• _The request_
Lift out all lines below that contain "matplotlib".
====== Data shown
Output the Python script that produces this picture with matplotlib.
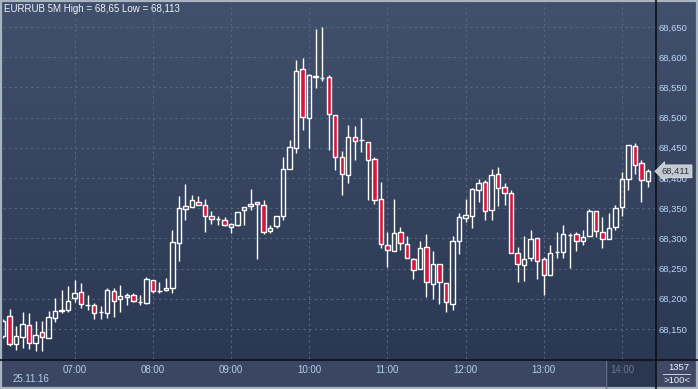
import numpy as np
import matplotlib
matplotlib.use('Agg')
from matplotlib import pyplot as plt
from matplotlib.patches import Rectangle
from matplotlib.lines import Line2D
from matplotlib.ticker import FixedLocator, FuncFormatter

plt.rcParams['font.family'] = ['Liberation Sans', 'DejaVu Sans']

# EURRUB, 5 minute candles, 06:05 .. 14:20 on 25.11.16
opens = [68.138, 68.172, 68.125, 68.137, 68.157, 68.127, 68.145, 68.135, 68.168, 68.180,
         68.181, 68.201, 68.211, 68.190, 68.190, 68.178, 68.176, 68.213, 68.200, 68.203,
         68.206, 68.195, 68.193, 68.231, 68.213, 68.215, 68.218, 68.292, 68.349, 68.352,
         68.360, 68.355, 68.337, 68.332, 68.330, 68.319, 68.322, 68.347, 68.354, 68.360,
         68.355, 68.312, 68.321, 68.337, 68.415, 68.450, 68.580, 68.499, 68.569, 68.566,
         68.567, 68.504, 68.435, 68.405, 68.468, 68.463, 68.460, 68.431, 68.365, 68.289,
         68.279, 68.311, 68.291, 68.266, 68.249, 68.286, 68.225, 68.258, 68.226, 68.191,
         68.296, 68.334, 68.337, 68.380, 68.393, 68.347, 68.407, 68.385, 68.375, 68.276,
         68.256, 68.268, 68.301, 68.266, 68.239, 68.277, 68.277, 68.306, 68.307, 68.296,
         68.304, 68.345, 68.311, 68.299, 68.319, 68.352, 68.398, 68.453, 68.425, 68.395]
highs = [68.167, 68.183, 68.155, 68.178, 68.176, 68.163, 68.163, 68.180, 68.201, 68.215,
         68.221, 68.231, 68.226, 68.206, 68.193, 68.188, 68.218, 68.218, 68.223, 68.210,
         68.210, 68.206, 68.236, 68.231, 68.228, 68.234, 68.314, 68.370, 68.390, 68.372,
         68.370, 68.365, 68.345, 68.337, 68.335, 68.325, 68.344, 68.352, 68.382, 68.360,
         68.364, 68.322, 68.337, 68.435, 68.463, 68.595, 68.599, 68.572, 68.647, 68.650,
         68.571, 68.504, 68.445, 68.488, 68.486, 68.499, 68.460, 68.435, 68.393, 68.311,
         68.365, 68.319, 68.304, 68.268, 68.296, 68.307, 68.279, 68.258, 68.226, 68.304,
         68.342, 68.365, 68.383, 68.398, 68.397, 68.415, 68.418, 68.392, 68.380, 68.286,
         68.304, 68.314, 68.301, 68.269, 68.289, 68.311, 68.322, 68.309, 68.311, 68.314,
         68.349, 68.345, 68.335, 68.342, 68.355, 68.410, 68.455, 68.458, 68.430, 68.415]
lows = [68.135, 68.122, 68.115, 68.119, 68.117, 68.113, 68.114, 68.135, 68.162, 68.176,
        68.178, 68.195, 68.185, 68.181, 68.167, 68.167, 68.168, 68.170, 68.178, 68.190,
        68.195, 68.190, 68.191, 68.210, 68.210, 68.213, 68.210, 68.263, 68.330, 68.352,
        68.355, 68.311, 68.324, 68.322, 68.321, 68.309, 68.321, 68.322, 68.347, 68.266,
        68.307, 68.309, 68.317, 68.330, 68.415, 68.441, 68.479, 68.450, 68.549, 68.561,
        68.446, 68.413, 68.372, 68.392, 68.430, 68.443, 68.364, 68.357, 68.284, 68.253,
        68.279, 68.281, 68.268, 68.233, 68.249, 68.203, 68.200, 68.191, 68.178, 68.181,
        68.274, 68.327, 68.317, 68.360, 68.330, 68.330, 68.354, 68.355, 68.276, 68.228,
        68.229, 68.263, 68.233, 68.206, 68.239, 68.268, 68.268, 68.251, 68.279, 68.289,
        68.304, 68.302, 68.284, 68.299, 68.314, 68.337, 68.380, 68.407, 68.360, 68.385]
closes = [68.163, 68.125, 68.138, 68.158, 68.127, 68.140, 68.137, 68.170, 68.180, 68.181,
          68.196, 68.210, 68.191, 68.190, 68.176, 68.178, 68.215, 68.196, 68.205, 68.206,
          68.196, 68.195, 68.233, 68.213, 68.213, 68.218, 68.294, 68.350, 68.354, 68.364,
          68.355, 68.337, 68.332, 68.332, 68.322, 68.324, 68.344, 68.352, 68.357, 68.357,
          68.311, 68.317, 68.337, 68.415, 68.451, 68.577, 68.501, 68.571, 68.567, 68.566,
          68.506, 68.435, 68.407, 68.468, 68.461, 68.463, 68.430, 68.364, 68.291, 68.281,
          68.309, 68.292, 68.268, 68.248, 68.284, 68.228, 68.258, 68.228, 68.195, 68.296,
          68.335, 68.339, 68.382, 68.392, 68.345, 68.405, 68.383, 68.375, 68.276, 68.258,
          68.266, 68.299, 68.263, 68.239, 68.276, 68.277, 68.307, 68.306, 68.296, 68.302,
          68.345, 68.312, 68.299, 68.317, 68.350, 68.398, 68.455, 68.422, 68.397, 68.411]

hour_index = [11, 23, 35, 47, 59, 71, 83, 95]
hour_labels = ['07:00', '08:00', '09:00', '10:00', '11:00', '12:00', '13:00', '14:00']
price_ticks = [68.15, 68.20, 68.25, 68.30, 68.35, 68.40, 68.45, 68.50, 68.55, 68.60, 68.65]
last_price = 68.411
session_date = '25.11.16'
title = 'EURRUB 5M High = 68,65 Low = 68,113'
bar_count = '1357'
zoom_text = '>100<'

W, H = 698, 389
fig = plt.figure(figsize=(W / 100, H / 100), dpi=100)

# background panel in pixel coordinates
bg = fig.add_axes([0, 0, 1, 1], zorder=-5)
bg.set_xlim(0, W)
bg.set_ylim(H, 0)
bg.axis('off')
grad = np.linspace(0, 1, 256).reshape(-1, 1)
top_c = np.array([0x41, 0x50, 0x6c]) / 255
bot_c = np.array([0x2b, 0x38, 0x53]) / 255
img = top_c + (bot_c - top_c) * grad[..., None]
bg.imshow(img, extent=(0, W, 359, 0), aspect='auto', interpolation='bilinear')
bg.add_patch(Rectangle((0, 359), W, H - 359, color='#3b4762', lw=0))
bg.add_patch(Rectangle((655, 359), W - 655, H - 359, color='#3e4a65', lw=0))
bg.add_patch(Rectangle((605, 360), 50, H - 360, color='#2b374f', lw=0))
bg.add_line(Line2D([605.5, 605.5], [360, H], color='#66718a', lw=1))
bg.add_line(Line2D([0, W], [359.5, 359.5], color='#0c1018', lw=1.2))
bg.add_line(Line2D([655.5, 655.5], [0, H], color='#0c1018', lw=1.2))
bg.add_line(Line2D([663, 690], [373.5, 373.5], color='#c8d2e0', lw=0.7))
bg.add_patch(Rectangle((0.8, 0.8), W - 1.6, H - 1.6, fill=False, ec='#aab3c0', lw=1.6))

ax = fig.add_axes([3 / W, 30 / H, 652 / W, 356 / H])
ax.set_facecolor('none')
for s in ax.spines.values():
    s.set_visible(False)
ax.set_xlim(0, 100.08)
ax.set_ylim(68.1003, 68.6897)

o = np.array(opens)
c = np.array(closes)
hi = np.array(highs)
lo = np.array(lows)
x = np.arange(len(o))
top = np.maximum(o, c)
bot = np.minimum(o, c)
up = c >= o

ax.vlines(x, top, hi, color='white', lw=1.0, zorder=3)
ax.vlines(x, lo, bot, color='white', lw=1.0, zorder=3)
ax.bar(x[up], (top - bot)[up], bottom=bot[up], width=0.68, facecolor='none',
       edgecolor='white', linewidth=1.0, zorder=4)
ax.bar(x[~up], (top - bot)[~up], bottom=bot[~up], width=0.68, facecolor='#dc143c',
       edgecolor='white', linewidth=1.0, zorder=4)

ax.yaxis.tick_right()
ax.yaxis.set_major_locator(FixedLocator(price_ticks))
ax.yaxis.set_major_formatter(FuncFormatter(lambda v, p: f'{v:.3f}'.replace('.', ',')))
ax.tick_params(axis='y', length=0, pad=2.2, labelsize=6.8, labelcolor='#bcd6f6')
ax.set_xticks(hour_index)
ax.set_xticklabels(hour_labels)
ax.tick_params(axis='x', length=0, pad=4.3, labelsize=7, labelcolor='#b4cdee')
ax.get_xticklabels()[-1].set_color('#6c778c')
ax.grid(True, color='#5a6983', linestyle=(0, (2, 3)), linewidth=0.8, zorder=1)
ax.set_axisbelow(True)

ax.annotate(f'{last_price:.3f}'.replace('.', ','), xy=(1, last_price),
            xycoords=ax.get_yaxis_transform(), xytext=(5, 0), textcoords='offset points',
            ha='left', va='center', fontsize=6.8, color='#2c323c', zorder=6,
            bbox=dict(boxstyle='larrow,pad=0.2', fc='#c3c8d1', ec='#dfe3ea', lw=0.6))

def px(xp, yp):
    return xp / W, 1 - yp / H

fig.text(*px(4, 8.5), title, ha='left', va='center', fontsize=7, color='#eef2f9')
fig.text(*px(31, 379), session_date, ha='center', va='center', fontsize=7, color='#b4cdee')
fig.text(*px(679, 367), bar_count, ha='center', va='center', fontsize=6.8, color='#eef2f8')
fig.text(*px(677, 380.5), zoom_text, ha='center', va='center', fontsize=6.8, color='#eef2f8')

fig.savefig('out.png', dpi=100)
============
• _Answer below_
Output the Python script that produces this picture with matplotlib.
import matplotlib
matplotlib.use('Agg')
from matplotlib import pyplot as plt
from matplotlib.patches import Rectangle
from matplotlib.lines import Line2D
from matplotlib.ticker import FixedLocator, FuncFormatter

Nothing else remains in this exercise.